Trump and the GOP know they face a mounting challenge with the midterms just over a year away, and he's demanded Republicans help sell his marquee spending package known as the One Big Beautiful Bill.

The White House is attempting to rebrand the deeply unpopular legislation as a “working families” law, Semafor reported Tuesday evening.

And not everyone in the GOP was thrilled at a weekly private meeting on Tuesday.

“Everyone was a little frustrated with the rebranding part of it,” Rep. Scott Fitzgerald (R-WI) told the outlet. “To try and rebrand something when you had every Republican member of Congress out there pounding on it since January, pretty much — it’s pretty hard to reverse that.”

Sen.

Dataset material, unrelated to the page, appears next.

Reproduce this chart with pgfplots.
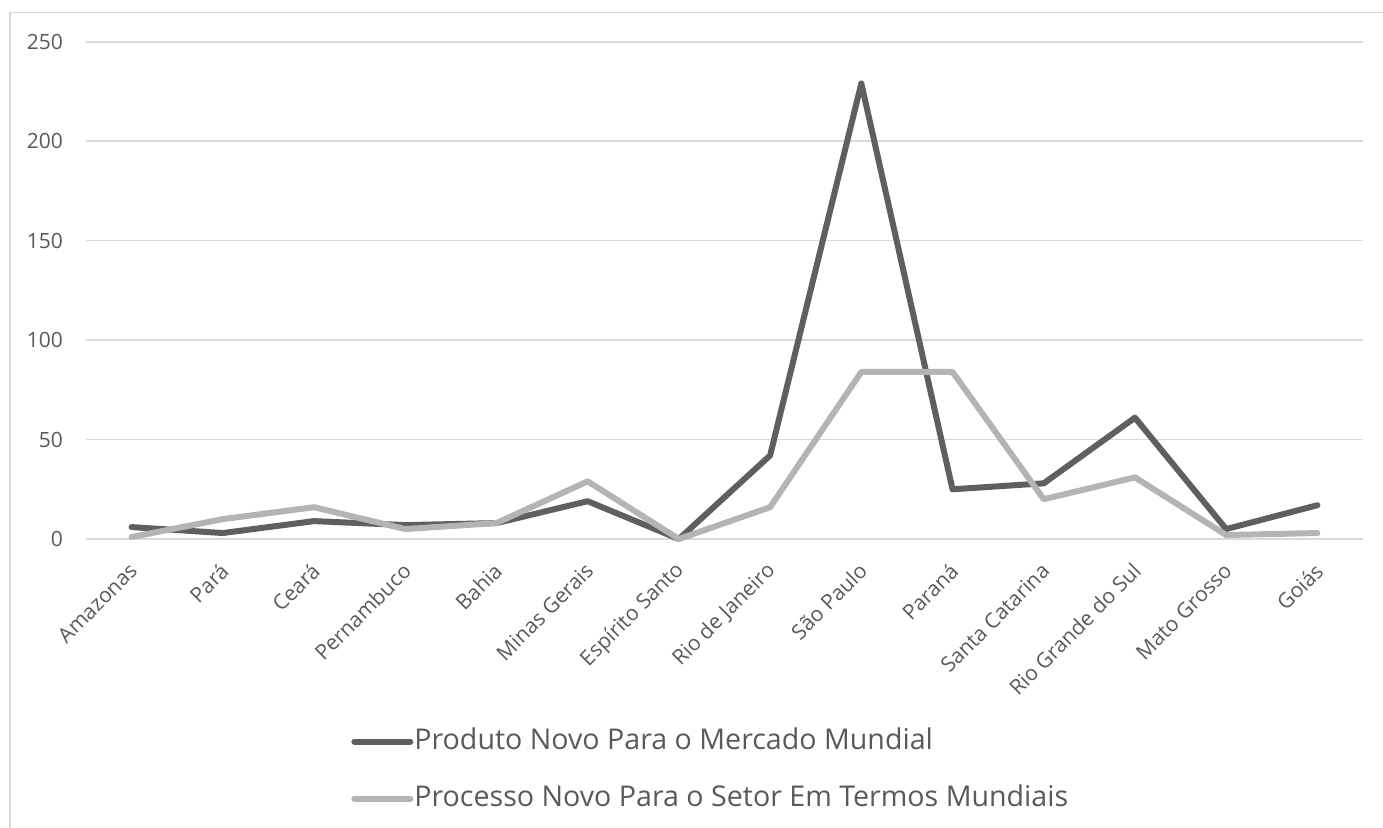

Kevin Cramer (R-ND) told the outlet that his party is facing rough waters ahead.

“The headwinds that matter the most to an election are how American citizens are feeling about things, not so much the official numbers as people’s situation,” he said. “I just talked to a group of farmers who are feeling pretty tough right now because they’re not selling their products.”

The mounting frustrations came the same day a major new economic report was released, which revised U.S. job growth figures and revealed that the labor market was much weaker than previously believed.

The Bureau of Labor Statistics published preliminary revisions to payroll data, showing that the economy added nearly 1 million fewer jobs during the year ending in March compared to previous estimates. It marked the largest downward revision on record.